Click play before proceeding, because this kind of foolery needs a theme song and this is just the theme song for it:
When Beyonce’s gold-plated House of Dereoyster slipped out the second coming on a bed of blessed weaves Saturday night, I just knew it was only a matter of time before the Illuminati theories started dropping on the Internet and the Internet hasn’t let me down. Beyonce and Jay-Z’s daughter’s name Blue Ivy (which still sounds like the name of a European porn star or a Los Angeles-area new American bistro with a C rating on its door) probably represents their weird obsession with the number 4. Ivy after IV and Blue after Jay-Z’s The Blueprint Project, which he’s done 3 of, so Blue Ivy would be his fourth. Yeah, the way they hump on the number 4 is weird, but they’re beyond rich and sometimes that kind of money turns a ho into a bona fide crazy.

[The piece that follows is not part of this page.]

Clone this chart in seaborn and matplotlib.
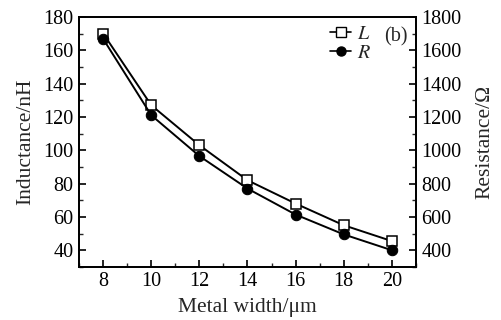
import pandas as pd
import seaborn as sns
import matplotlib.pyplot as plt
from matplotlib.ticker import MultipleLocator
from matplotlib.lines import Line2D

# values
width_um = [8, 10, 12, 14, 16, 18, 20]
inductance_nH = [170, 127, 103, 82, 68, 55, 45.5]
resistance_ohm = [1668, 1210, 965, 770, 614, 495, 400]

sns.set_style("ticks")
plt.rcParams["font.family"] = ["Liberation Serif", "DejaVu Serif"]
plt.rcParams["mathtext.fontset"] = "stix"
plt.rcParams["xtick.direction"] = "in"
plt.rcParams["ytick.direction"] = "in"

df = pd.DataFrame({"w": width_um, "L": inductance_nH, "R": resistance_ohm})

fig, ax = plt.subplots(figsize=(5.01, 3.2), dpi=100)
fig.subplots_adjust(left=0.158, right=0.830, top=0.947, bottom=0.166)
ax2 = ax.twinx()

sns.lineplot(data=df, x="w", y="L", ax=ax, color="black", lw=1.4,
             marker="s", markersize=7.5, markerfacecolor="white",
             markeredgecolor="black", markeredgewidth=1.1)
sns.lineplot(data=df, x="w", y="R", ax=ax2, color="black", lw=1.4,
             marker="o", markersize=7.5, markerfacecolor="black",
             markeredgecolor="black")

ax.set_xlim(7, 21)
ax.set_ylim(30, 180)
ax2.set_ylim(300, 1800)
ax.xaxis.set_major_locator(MultipleLocator(2))
ax.xaxis.set_minor_locator(MultipleLocator(1))
ax.yaxis.set_major_locator(MultipleLocator(20))
ax.yaxis.set_minor_locator(MultipleLocator(10))
ax2.yaxis.set_major_locator(MultipleLocator(200))
ax2.yaxis.set_minor_locator(MultipleLocator(100))

for a in (ax, ax2):
    for s in a.spines.values():
        s.set_visible(True)
        s.set_linewidth(1.3)
        s.set_color("black")
    a.tick_params(which="major", length=5, width=1.2, labelsize=14.5, colors="black", pad=4)
    a.tick_params(which="minor", length=3, width=1.0)
ax.tick_params(axis="y", which="both", right=False)
ax2.tick_params(axis="y", which="both", left=False, right=True)

ax.set_xlabel("Metal width/\u03bcm", fontsize=15.5, labelpad=5)
ax.set_ylabel("Inductance/nH", fontsize=15.5, labelpad=6)
ax2.set_ylabel("Resistance/\u03a9", fontsize=15.5, labelpad=10)

handles = [
    Line2D([], [], color="black", lw=1.2, marker="s", markersize=6.5,
           markerfacecolor="white", markeredgecolor="black"),
    Line2D([], [], color="black", lw=1.2, marker="o", markersize=6.5,
           markerfacecolor="black"),
]
ax2.legend(handles, ["$L$", "$R$"], loc="upper left", frameon=False,
           fontsize=14.5, handlelength=1.05, handletextpad=0.3, labelspacing=0.0,
           borderpad=0, bbox_to_anchor=(0.745, 0.968), borderaxespad=0)
ax2.text(0.905, 0.922, "(b)", transform=ax2.transAxes, fontsize=14.5,
         ha="left", va="center")

fig.savefig("out.png", dpi=100)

But the best theory as to why Beyonce and Jay-Z named the golden child Blue Ivy came from Twitter, of course. On Sunday morning, the topic #illuminatisveryoungest started trending after some disciples of fuckery claimed that Eulb Yvi (Blue Ivy backwards) is the name of Lucifer’s daughter. Gather brings us this gift wrapped in a ribbon of HAHAHAHAHAs:
It seems that people believe the name “Ivy” stands for “Illuminati’s Very Youngest.” Why people think this, it’s not clear. Maybe because daddy Jay-Z is rumored to be a part of the Illuminati. It’s highly unlikely, however, that the ultra-secretive group would allow a newborn to join their ranks. Especially since the Illuminati is said to be a men’s only club.

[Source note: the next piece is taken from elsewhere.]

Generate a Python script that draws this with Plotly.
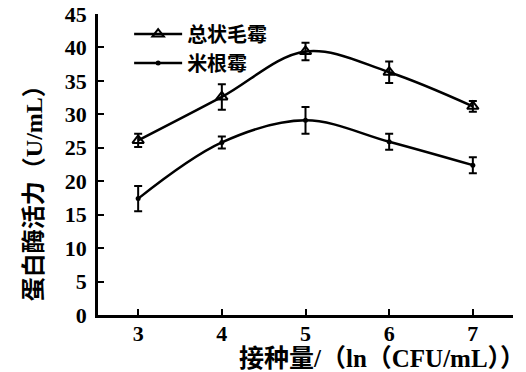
import plotly.graph_objects as go

# inoculum size, ln(CFU/mL)
inoculum = [3, 4, 5, 6, 7]

# protease activity (U/mL) and standard deviation
mucor_racemosus = [26.1, 32.6, 39.4, 36.3, 31.2]
mucor_racemosus_err = [1.0, 1.9, 1.3, 1.6, 0.8]
rhizopus_oryzae = [17.4, 25.8, 29.1, 25.9, 22.4]
rhizopus_oryzae_err = [1.9, 0.9, 2.0, 1.2, 1.2]

series_names = ["总状毛霉", "米根霉"]
x_ticks = [3, 4, 5, 6, 7]
y_ticks = [0, 5, 10, 15, 20, 25, 30, 35, 40, 45]

# serif Latin glyphs, CJK glyphs fall back to Noto Sans CJK
mixed_family = "Liberation Serif, Times New Roman, Noto Sans CJK SC, serif"
tick_font = dict(family="Liberation Serif, Times New Roman, serif", size=22,
                 color="black", weight="bold")
legend_font = dict(family=mixed_family, size=20, color="black", weight="bold")
ytitle_font = dict(family=mixed_family, size=24, color="black", weight="bold")
xtitle_font = dict(family=mixed_family, size=25, color="black", weight="bold")

fig = go.Figure()

fig.add_trace(go.Scatter(
    x=inoculum, y=mucor_racemosus, name=series_names[0],
    mode="lines+markers",
    line=dict(color="black", width=2.5, shape="spline", smoothing=1),
    marker=dict(symbol="triangle-up-open", size=10, color="black",
                line=dict(width=2, color="black")),
    error_y=dict(type="data", array=mucor_racemosus_err, visible=True,
                 color="black", thickness=2, width=4),
))

fig.add_trace(go.Scatter(
    x=inoculum, y=rhizopus_oryzae, name=series_names[1],
    mode="lines+markers",
    line=dict(color="black", width=2.5, shape="spline", smoothing=1),
    marker=dict(symbol="circle", size=5, color="black"),
    error_y=dict(type="data", array=rhizopus_oryzae_err, visible=True,
                 color="black", thickness=2, width=4),
))

fig.update_layout(
    width=526, height=372,
    margin=dict(l=98, r=13, t=14, b=57, autoexpand=False),
    paper_bgcolor="white", plot_bgcolor="white",
    showlegend=True,
    legend=dict(x=0.075, y=0.998, xanchor="left", yanchor="top",
                font=legend_font, bgcolor="rgba(0,0,0,0)",
                itemwidth=48, tracegroupgap=0),
    xaxis=dict(
        range=[2.52, 7.48], tickvals=x_ticks, ticktext=[str(v) for v in x_ticks],
        showline=True, linecolor="black", linewidth=2.5,
        ticks="inside", ticklen=6, tickwidth=2, tickcolor="black",
        showgrid=False, zeroline=False, tickfont=tick_font, automargin=False,
        ticklabelstandoff=-3,
    ),
    yaxis=dict(
        range=[0, 45], tickvals=y_ticks,
        showline=True, linecolor="black", linewidth=2.5,
        ticks="inside", ticklen=6, tickwidth=2, tickcolor="black",
        showgrid=False, zeroline=False, tickfont=tick_font, automargin=False,
        ticklabelstandoff=4,
    ),
)

# y-axis title, sitting a little below the plot's vertical centre
fig.add_annotation(
    text="蛋白酶活力（U/mL）",
    xref="paper", yref="paper", x=-0.154, y=0.425,
    xanchor="center", yanchor="middle", textangle=-90, showarrow=False,
    font=ytitle_font,
)

# x-axis title, set to the right of centre
fig.add_annotation(
    text="接种量/（ln（CFU/mL））",
    xref="paper", yref="paper", x=0.335, y=-0.145,
    xanchor="left", yanchor="middle", showarrow=False,
    font=xtitle_font,
)

fig.write_html("out.html")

A Twitter user said the following : Rai Mitha (@Rai968): IVY =Illuminati’s Very Youngest. Eulb Yvi (her name backwards) is Lucifer’s daughter’s name in Latin
So basically, if you take Blue Ivy and turn it backwards you get Eulb Yvi, which just so happens to be Lucifer’s daughter’s name in Latin. Now, that’s a weird combination. So, Beyoncé’s daughter is not only the Illuminati’s Very Youngest, she’s also the daughter of Satan? Does that make Jay-Z the devil incarnated?
Eulb Yvi?! That sounds like the name of the illness I’m currently suffering from that’s making my b-hole hack up phlegm. I would say that some bitches need less Twitter in their lives, but I don’t mean that, because we need more hot-blooded puddles of mess like this. So they’re basically trying to say that Beyonce’s Baby is the new Rosemary’s Baby. I swear, Beyonce is so damn shameless. She’s stealing from move plots now! But I still need to see the scene where Beyonce’s wig spooks right off of her head when she stares into her House of Dereon stroller and sees a demon child (who has a face like this).
But seriously, after doing some research, I found out that in Latin the name Eulb Yvi actually means JACKSHIT NOTHING! It means nothing. Besides, the real name of Lucifer’s daughter is Sirk Rennej.
And while doing research, I also learned that the latin phrase K Leahcim means dim slore in English.